Sassafras is a rural crossroads in extreme southern Indiana, fifty-nine miles west of Louisville, Kentucky. It's a mix of wooded areas and farm fields. A number of small lakes formed on the streams around there suggest fish farms. Interstate 64 runs just north, and that's where the nearest place to eat is: nine miles west, at Deb's Truck Stop.

Annals Of Fast Food

Joseph Horn and Frank Hardart opened the first Automat restaurant in Philadelphia today in 1902. You'd insert coins into a slot next to the glass door displaying the dish you wanted, and the door would unlock, allowing you to remove your dish. Meanwhile, a full kitchen staff was back there cooking more food and plating it up to fill all those little windows. It was the first fast food restaurant--although its menu had nothing on common with the fast food of today. Automats were especially popular in New York in the 1920s through the 1950s, when they began to fade. At their peak, the 157 Automats served over a half-million people a day. It now seems a very strange way of serving food, but it worked for those whose only goal was to allay their hunger. The last Automat closed in New York in 1991.

Inventions In Eating

Although George Washington is famous for wearing them, the patent for false teeth was claimed today in 1822 by Charles Graham. It may seem strange now, but the main effect of the appliance was to prevent starvation in older people. Now there's so much food out there with what seems to be a pre-chewed texture that a toothless person could probably get by, if he could stand looking funny.

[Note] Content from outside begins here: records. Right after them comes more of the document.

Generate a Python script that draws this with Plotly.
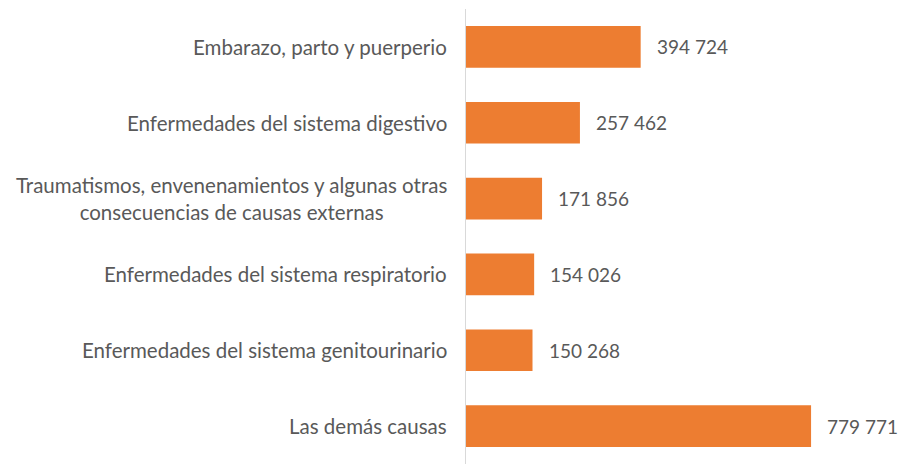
import plotly.graph_objects as go

categories = [
    "Embarazo, parto y puerperio",
    "Enfermedades del sistema digestivo",
    "Traumatismos, envenenamientos y algunas otras<br>consecuencias de causas externas",
    "Enfermedades del sistema respiratorio",
    "Enfermedades del sistema genitourinario",
    "Las demás causas",
]
values = [394724, 257462, 171856, 154026, 150268, 779771]
value_labels = ["394 724", "257 462", "171 856", "154 026", "150 268", "779 771"]

FONT = "Lato, Open Sans, sans-serif"
GREY = "#595959"

fig = go.Figure()
fig.add_trace(go.Bar(
    x=values, y=categories, orientation="h",
    marker=dict(color="#ED7D31", line=dict(width=0)),
    hoverinfo="skip",
))

annotations = []
for c, v, t in zip(categories, values, value_labels):
    annotations.append(dict(
        x=v, y=c, xref="x", yref="y", text=t, showarrow=False,
        xanchor="left", xshift=14, font=dict(family=FONT, size=19, color=GREY),
    ))
    annotations.append(dict(
        x=0, y=c, xref="paper", yref="y", text=c, showarrow=False,
        xanchor="right", xshift=-17, align="center",
        font=dict(family=FONT, size=20.5, color=GREY),
    ))

fig.update_layout(
    width=901, height=464,
    margin=dict(l=466, r=0, t=9, b=0),
    paper_bgcolor="white", plot_bgcolor="white",
    bargap=0.45,
    showlegend=False,
    xaxis=dict(range=[0, 983000], showgrid=False, zeroline=False,
               showticklabels=False, showline=False, fixedrange=True),
    yaxis=dict(categoryorder="array", categoryarray=categories[::-1],
               showticklabels=False, showgrid=False, zeroline=False,
               showline=True, linecolor="#D9D9D9", linewidth=1.5, ticks="",
               fixedrange=True),
    annotations=annotations,
)

fig.write_html(
    "out.html",
    config={"displayModeBar": False, "staticPlot": True},
    post_script="document.body.style.margin='0';document.body.style.overflow='hidden';",
)
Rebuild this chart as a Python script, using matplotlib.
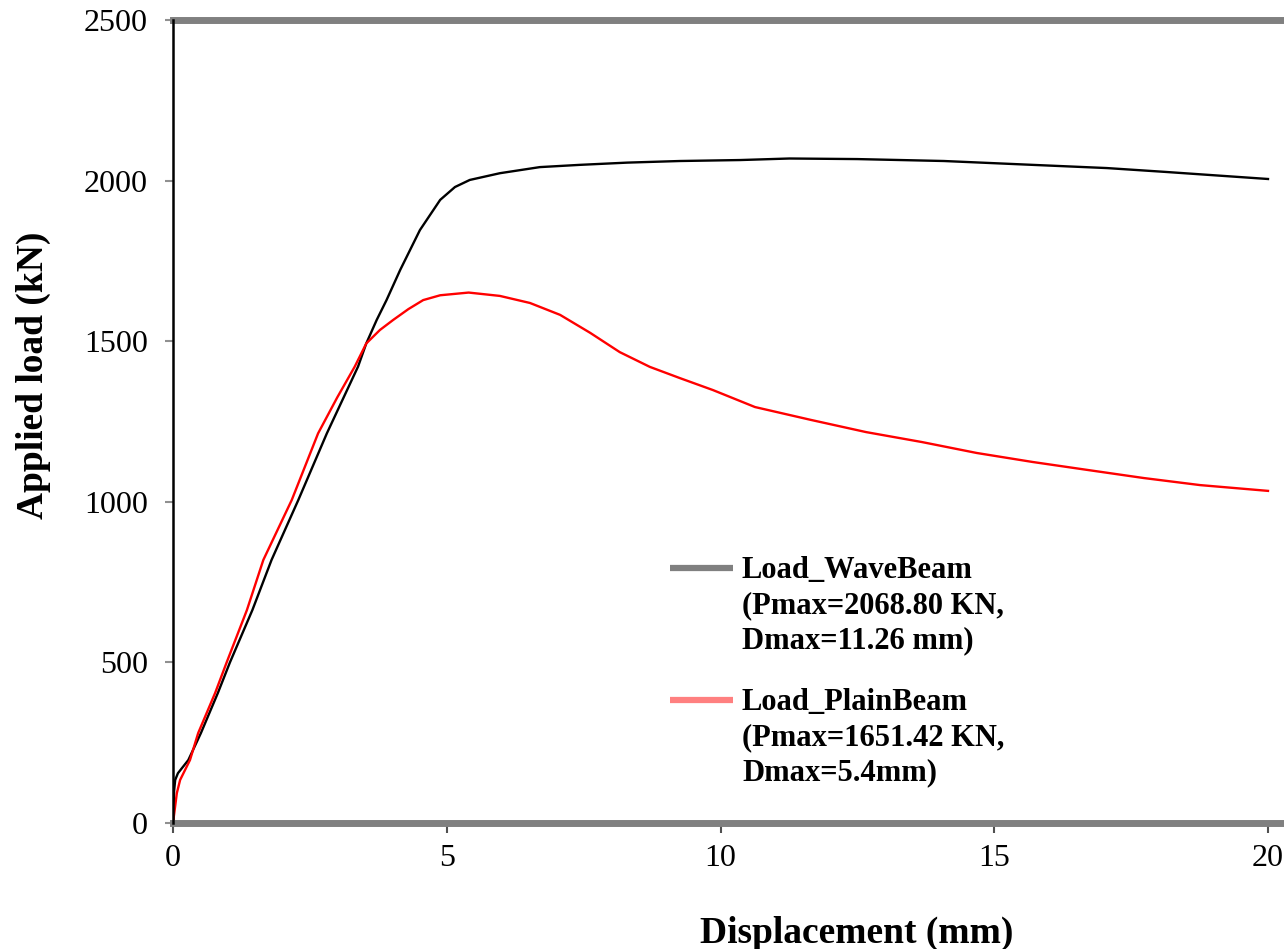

Music To Eat Your Sweets By

Jelly Roll Morton recorded Jelly Roll Blues today in 1924. It's not really about the spiral cake rolled up with jelly, although no internal evidence in the lyrics betrayed this.

Food Namesakes

In 1969 today, Warren Burger was confirmed as the new Chief Justice of the Supreme Court. . . Cole Porter, one of the two or three greatest composers of American popular songs in the 1930s and 1940s, was born today in 1891. He had a rare name that includes both food and drink words. . . Luigi Fagioli, Italian racecar driver, started his engine today in 1898. (Fagioli is Italian for beans.)

Words To Eat By

"The various kinds of roux are used as the thickening agents for basic sauces, and their preparation, which appears to be of little importance, should actually be carried out with a great deal of care and attention."--August Escoffier.

Words To Drink By

Woman first tempted man to eat; he took to drinking of his own accord.--Unknown.

Cheese Of The Day

Chaumes, (French), adj.--A powerful cheese made from cow's milk in Southwest France, in the area of Perigord. It's a semi-soft cheese in the "monastery" style, which is to say that it has a washed rind and an interior that ripens into a very assertive flavor. When it gets overripe, it can become bitter with base components, which some people enjoy. It's for palates that enjoy stinky cheeses. Chaumes comes in a flattened disk with an orange exterior and a creamy yellow interior. If you eat this one with wine, make the wine a big red.

Food In Cartoons

Donald Duck was born today in 1934, with an appearance in the Disney cartoon The Wise Little Hen. He retired in 1961. He wore a kind of naval jacket but no pants. For many years, he had a kid's platter named for him at Dooky Chase; I forget what it was.